--- Available data ---

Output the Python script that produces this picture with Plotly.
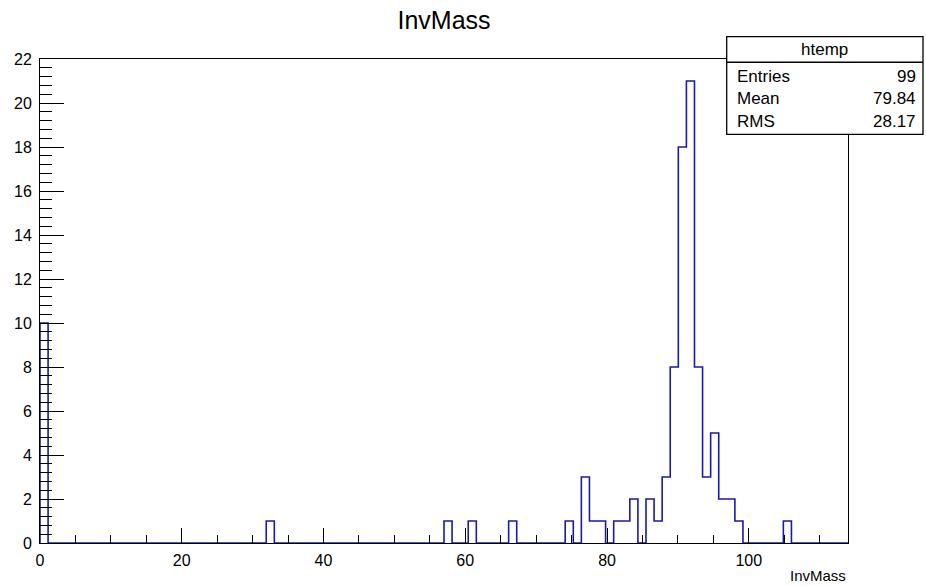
import plotly.graph_objects as go

# ---- data ----
x_min = 0.0
x_max = 114.0
n_bins = 100
counts = [
    10, 0, 0, 0, 0, 0, 0, 0, 0, 0,
    0, 0, 0, 0, 0, 0, 0, 0, 0, 0,
    0, 0, 0, 0, 0, 0, 0, 0, 1, 0,
    0, 0, 0, 0, 0, 0, 0, 0, 0, 0,
    0, 0, 0, 0, 0, 0, 0, 0, 0, 0,
    1, 0, 0, 1, 0, 0, 0, 0, 1, 0,
    0, 0, 0, 0, 0, 1, 0, 3, 1, 1,
    0, 1, 1, 2, 0, 2, 1, 3, 8, 18,
    21, 8, 3, 5, 2, 2, 1, 0, 0, 0,
    0, 0, 1, 0, 0, 0, 0, 0, 0, 0,
]
stats_name = "htemp"
stats_labels = ["Entries", "Mean", "RMS"]
stats_values = ["99", "79.84", "28.17"]
title_text = "InvMass"
xaxis_title = "InvMass"

# ---- build step outline ----
bw = (x_max - x_min) / n_bins
edges = [x_min + i * bw for i in range(n_bins + 1)]
xs = [edges[0]] + edges
ys = [0] + counts + [0]

FONT = "Liberation Sans, Arial, Helvetica, sans-serif"

fig = go.Figure()
fig.add_trace(go.Scatter(
    x=xs, y=ys, mode="lines", line=dict(shape="hv", color="#1a1aa6", width=1.6),
    hoverinfo="skip", showlegend=False,
))

W, H = 926, 586
L, R, T, B = 40, 848, 59, 543
pw, ph = R - L, B - T

def px(xp):
    return (xp - L) / pw

def py(yp):
    return (B - yp) / ph

fig.update_layout(
    width=W, height=H,
    margin=dict(l=L, r=W - R, t=T, b=H - B, autoexpand=False),
    paper_bgcolor="white", plot_bgcolor="white",
    font=dict(family=FONT, size=16, color="black"),
    title=dict(text=title_text, x=0.5, xref="paper",
               y=1 - 20 / H, yref="container", xanchor="center", yanchor="middle",
               font=dict(size=25, family=FONT, color="black")),
    showlegend=False,
)

fig.update_xaxes(
    range=[x_min, x_max], showgrid=False, zeroline=False, automargin=False,
    showline=True, linecolor="black", linewidth=1, mirror=True,
    ticks="inside", ticklen=15, tickwidth=1, tickcolor="black",
    tick0=0, dtick=20, ticklabelstandoff=3,
    minor=dict(ticks="inside", ticklen=8, tickwidth=1, tickcolor="black", dtick=5, showgrid=False),
    tickfont=dict(size=16, family=FONT, color="black"),
)
fig.update_yaxes(
    range=[0, 22], showgrid=False, zeroline=False, automargin=False,
    showline=True, linecolor="black", linewidth=1, mirror=True,
    ticks="inside", ticklen=24, tickwidth=1, tickcolor="black",
    tick0=0, dtick=2, ticklabelstandoff=4,
    minor=dict(ticks="inside", ticklen=12, tickwidth=1, tickcolor="black", dtick=0.4, showgrid=False),
    tickfont=dict(size=16, family=FONT, color="black"),
)

# stats box
bx0, bx1, by0, by1, bdiv = 726.7, 923, 36.7, 134.3, 62.3
fig.add_shape(type="rect", xref="paper", yref="paper",
              x0=px(bx0), x1=px(bx1), y0=py(by1), y1=py(by0),
              line=dict(color="black", width=1.3), fillcolor="white", layer="above")
fig.add_shape(type="line", xref="paper", yref="paper",
              x0=px(bx0), x1=px(bx1), y0=py(bdiv), y1=py(bdiv),
              line=dict(color="black", width=1.5), layer="above")

fig.add_annotation(text=stats_name, xref="paper", yref="paper",
                   x=px((bx0 + bx1) / 2), y=py(50), xanchor="center", yanchor="middle",
                   showarrow=False, font=dict(size=17, family=FONT, color="black"))
row_y = [76, 99, 122]
for lab, val, yy in zip(stats_labels, stats_values, row_y):
    fig.add_annotation(text=lab, xref="paper", yref="paper", x=px(735), y=py(yy),
                       xanchor="left", yanchor="middle", showarrow=False,
                       font=dict(size=17, family=FONT, color="black"))
    fig.add_annotation(text=val, xref="paper", yref="paper", x=px(918), y=py(yy),
                       xanchor="right", yanchor="middle", showarrow=False,
                       font=dict(size=17, family=FONT, color="black"))

# x axis title (ROOT style, right aligned below axis)
fig.add_annotation(text=xaxis_title, xref="paper", yref="paper", x=1.0, y=py(575),
                   xanchor="right", yanchor="middle", showarrow=False,
                   font=dict(size=15, family=FONT, color="black"))

fig.write_html("out.html", config={"displayModeBar": False},
               post_script="document.body.style.margin='0';document.body.style.padding='0';")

---

__Required task__.
Repeat the data exactly, dropping every picture it holds.

__Solved exercise__.
Output the Python script that produces this picture with Plotly.
import plotly.graph_objects as go

# ---- data ----
x_min = 0.0
x_max = 114.0
n_bins = 100
counts = [
    10, 0, 0, 0, 0, 0, 0, 0, 0, 0,
    0, 0, 0, 0, 0, 0, 0, 0, 0, 0,
    0, 0, 0, 0, 0, 0, 0, 0, 1, 0,
    0, 0, 0, 0, 0, 0, 0, 0, 0, 0,
    0, 0, 0, 0, 0, 0, 0, 0, 0, 0,
    1, 0, 0, 1, 0, 0, 0, 0, 1, 0,
    0, 0, 0, 0, 0, 1, 0, 3, 1, 1,
    0, 1, 1, 2, 0, 2, 1, 3, 8, 18,
    21, 8, 3, 5, 2, 2, 1, 0, 0, 0,
    0, 0, 1, 0, 0, 0, 0, 0, 0, 0,
]
stats_name = "htemp"
stats_labels = ["Entries", "Mean", "RMS"]
stats_values = ["99", "79.84", "28.17"]
title_text = "InvMass"
xaxis_title = "InvMass"

# ---- build step outline ----
bw = (x_max - x_min) / n_bins
edges = [x_min + i * bw for i in range(n_bins + 1)]
xs = [edges[0]] + edges
ys = [0] + counts + [0]

FONT = "Liberation Sans, Arial, Helvetica, sans-serif"

fig = go.Figure()
fig.add_trace(go.Scatter(
    x=xs, y=ys, mode="lines", line=dict(shape="hv", color="#1a1aa6", width=1.6),
    hoverinfo="skip", showlegend=False,
))

W, H = 926, 586
L, R, T, B = 40, 848, 59, 543
pw, ph = R - L, B - T

def px(xp):
    return (xp - L) / pw

def py(yp):
    return (B - yp) / ph

fig.update_layout(
    width=W, height=H,
    margin=dict(l=L, r=W - R, t=T, b=H - B, autoexpand=False),
    paper_bgcolor="white", plot_bgcolor="white",
    font=dict(family=FONT, size=16, color="black"),
    title=dict(text=title_text, x=0.5, xref="paper",
               y=1 - 20 / H, yref="container", xanchor="center", yanchor="middle",
               font=dict(size=25, family=FONT, color="black")),
    showlegend=False,
)

fig.update_xaxes(
    range=[x_min, x_max], showgrid=False, zeroline=False, automargin=False,
    showline=True, linecolor="black", linewidth=1, mirror=True,
    ticks="inside", ticklen=15, tickwidth=1, tickcolor="black",
    tick0=0, dtick=20, ticklabelstandoff=3,
    minor=dict(ticks="inside", ticklen=8, tickwidth=1, tickcolor="black", dtick=5, showgrid=False),
    tickfont=dict(size=16, family=FONT, color="black"),
)
fig.update_yaxes(
    range=[0, 22], showgrid=False, zeroline=False, automargin=False,
    showline=True, linecolor="black", linewidth=1, mirror=True,
    ticks="inside", ticklen=24, tickwidth=1, tickcolor="black",
    tick0=0, dtick=2, ticklabelstandoff=4,
    minor=dict(ticks="inside", ticklen=12, tickwidth=1, tickcolor="black", dtick=0.4, showgrid=False),
    tickfont=dict(size=16, family=FONT, color="black"),
)

# stats box
bx0, bx1, by0, by1, bdiv = 726.7, 923, 36.7, 134.3, 62.3
fig.add_shape(type="rect", xref="paper", yref="paper",
              x0=px(bx0), x1=px(bx1), y0=py(by1), y1=py(by0),
              line=dict(color="black", width=1.3), fillcolor="white", layer="above")
fig.add_shape(type="line", xref="paper", yref="paper",
              x0=px(bx0), x1=px(bx1), y0=py(bdiv), y1=py(bdiv),
              line=dict(color="black", width=1.5), layer="above")

fig.add_annotation(text=stats_name, xref="paper", yref="paper",
                   x=px((bx0 + bx1) / 2), y=py(50), xanchor="center", yanchor="middle",
                   showarrow=False, font=dict(size=17, family=FONT, color="black"))
row_y = [76, 99, 122]
for lab, val, yy in zip(stats_labels, stats_values, row_y):
    fig.add_annotation(text=lab, xref="paper", yref="paper", x=px(735), y=py(yy),
                       xanchor="left", yanchor="middle", showarrow=False,
                       font=dict(size=17, family=FONT, color="black"))
    fig.add_annotation(text=val, xref="paper", yref="paper", x=px(918), y=py(yy),
                       xanchor="right", yanchor="middle", showarrow=False,
                       font=dict(size=17, family=FONT, color="black"))

# x axis title (ROOT style, right aligned below axis)
fig.add_annotation(text=xaxis_title, xref="paper", yref="paper", x=1.0, y=py(575),
                   xanchor="right", yanchor="middle", showarrow=False,
                   font=dict(size=15, family=FONT, color="black"))

fig.write_html("out.html", config={"displayModeBar": False},
               post_script="document.body.style.margin='0';document.body.style.padding='0';")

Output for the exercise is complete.